Only the "First Name", "Last Name" and "Email" columns match.

The "Social" and "Animal" Data Columns are labeled "SSN" and "Favorite Animal" in the CSV file.

If we were to test extraction of this CSV file using the Named method, only part of the delimiter-separated values will be collected. Those in the columns whose names match will be returned, but the columns whose names do not will not.

The default Mapping Method option is Named
Upon extraction, Grooper will search the first row of the file for the column header labels.
- The column headers must be present on the first row in order for this method to work.
If a column header matches the name of one of the Data Table's child Data Columns, that Data Column will return that column's data in the delimiter-separated file.
- In our case, the names for the "First Name", "Last Name", and "Email" columns match.
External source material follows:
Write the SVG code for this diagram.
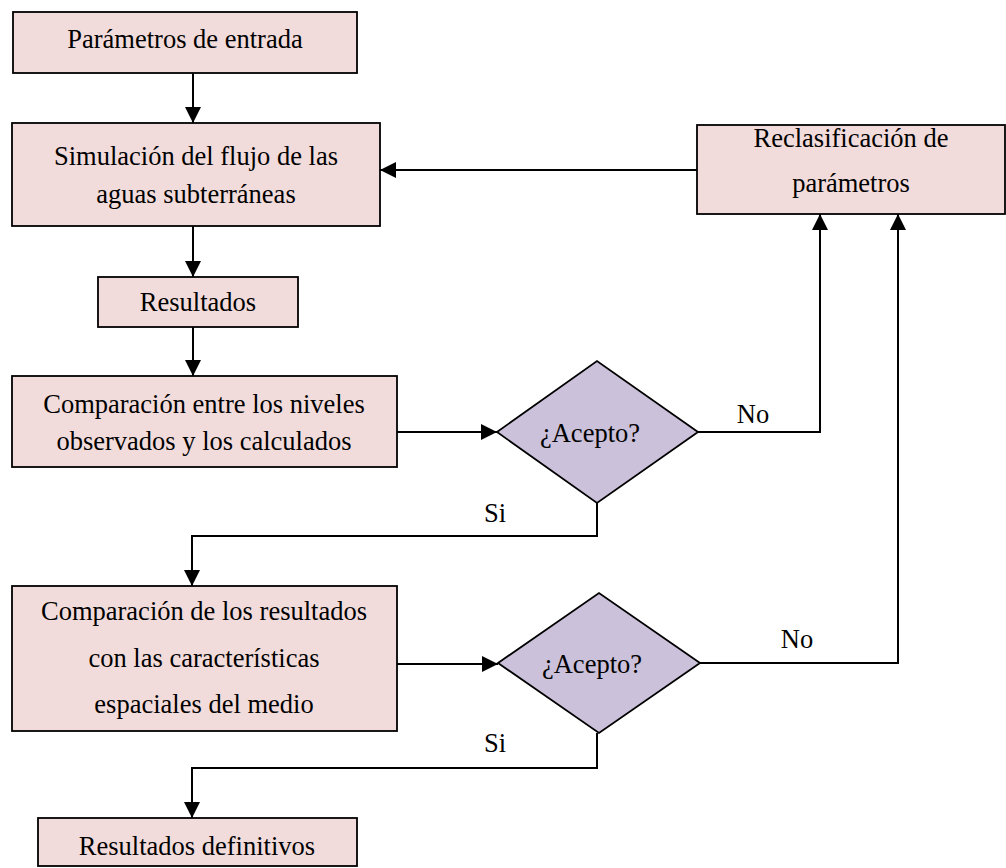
<svg xmlns="http://www.w3.org/2000/svg" width="1006" height="868" viewBox="0 0 1006 868">
<style>
.box{fill:#F2DCDB;stroke:#000;stroke-width:1.8}
.dia{fill:#CCC1DA;stroke:#000;stroke-width:1.8}
.t{font-family:"Liberation Serif","Times New Roman",serif;font-size:26.5px;fill:#000;text-anchor:middle}
.c{fill:none;stroke:#000;stroke-width:2}
</style>
<defs>
<marker id="ah" markerUnits="userSpaceOnUse" markerWidth="18" markerHeight="16" refX="16" refY="8" orient="auto">
<path d="M0,0 L16,8 L0,16 Z" fill="#000"/>
</marker>
</defs>
<rect width="1006" height="868" fill="#fff"/>
<g id="connectors">
<line class="c" x1="193" y1="73" x2="193" y2="123" marker-end="url(#ah)"/>
<line class="c" x1="193" y1="226" x2="193" y2="277" marker-end="url(#ah)"/>
<line class="c" x1="193" y1="327" x2="193" y2="376" marker-end="url(#ah)"/>
<line class="c" x1="397" y1="432" x2="497" y2="432" marker-end="url(#ah)"/>
<polyline class="c" points="698,432 820,432 820,214" marker-end="url(#ah)"/>
<line class="c" x1="697" y1="170" x2="380" y2="170" marker-end="url(#ah)"/>
<polyline class="c" points="597,503 597,536 192,536 192,586" marker-end="url(#ah)"/>
<line class="c" x1="397" y1="664" x2="498" y2="664" marker-end="url(#ah)"/>
<polyline class="c" points="700,663 898,663 898,214" marker-end="url(#ah)"/>
<polyline class="c" points="597,733 597,768 192,768 192,818" marker-end="url(#ah)"/>
<text class="t" x="753" y="423">No</text>
<text class="t" x="797" y="648">No</text>
<text class="t" x="495" y="522">Si</text>
<text class="t" x="495" y="752">Si</text>
</g>
<g id="n1"><rect class="box" x="13" y="12" width="344" height="61"/><text class="t" x="185" y="48">Parámetros de entrada</text></g>
<g id="n2"><rect class="box" x="12" y="123" width="368" height="103"/><text class="t" x="196" y="165">Simulación del flujo de las</text><text class="t" x="196" y="203">aguas subterráneas</text></g>
<g id="n3"><rect class="box" x="98" y="277" width="200" height="50"/><text class="t" x="198" y="311">Resultados</text></g>
<g id="n4"><rect class="box" x="12" y="376" width="385" height="91"/><text class="t" x="204" y="413">Comparación entre los niveles</text><text class="t" x="204" y="450">observados y los calculados</text></g>
<g id="d1"><polygon class="dia" points="497,432 597,361 698,432 597,503"/><text class="t" x="590" y="442">¿Acepto?</text></g>
<g id="n5"><rect class="box" x="12" y="586" width="385" height="145"/><text class="t" x="204" y="620">Comparación de los resultados</text><text class="t" x="204" y="667">con las características</text><text class="t" x="204" y="713">espaciales del medio</text></g>
<g id="d2"><polygon class="dia" points="498,663 599,593 700,663 599,733"/><text class="t" x="592" y="673">¿Acepto?</text></g>
<g id="n6"><rect class="box" x="38" y="818" width="319" height="48"/><text class="t" x="197" y="855">Resultados definitivos</text></g>
<g id="n7"><rect class="box" x="697" y="125" width="308" height="89"/><text class="t" x="851" y="147">Reclasificación de</text><text class="t" x="851" y="192">parámetros</text></g>
</svg>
So that data is returned to the correspondingly named Data Column.
- This is also order independent. If "Email" was the first Data Column instead of the third, it would still return the data from the "Email" column on the document because their names still match.
The "Social" and "Animal" Data Columns are blank because their names do not match.

If we changed the name of our Data Columns to match (both be named "SSN" and "Favorite Animal" respectively), we would get the full table populated.

However, let's completely ignore that and look at the next Mapping Method option, Positional.

FYI

Before we do that, you probably noticed the first line of the table (the one with the column headers) is returned along with the actual table data. This is probably "junk data" you don't ultimately want collected at time of extraction.

This is what the Skip Rows property is for.
Set this to 1 and it will skip the first row in the file.
This will remove that header row from our extracted results, extracting only the second and beyond.

Positional

The document from the previous example is actually a good candidate for the Positional Mapping Method.

This method does not rely on how columns are named but instead how they are ordered. It presumes the first column in the delimiter-separated file is the Data Table's first child Data Column.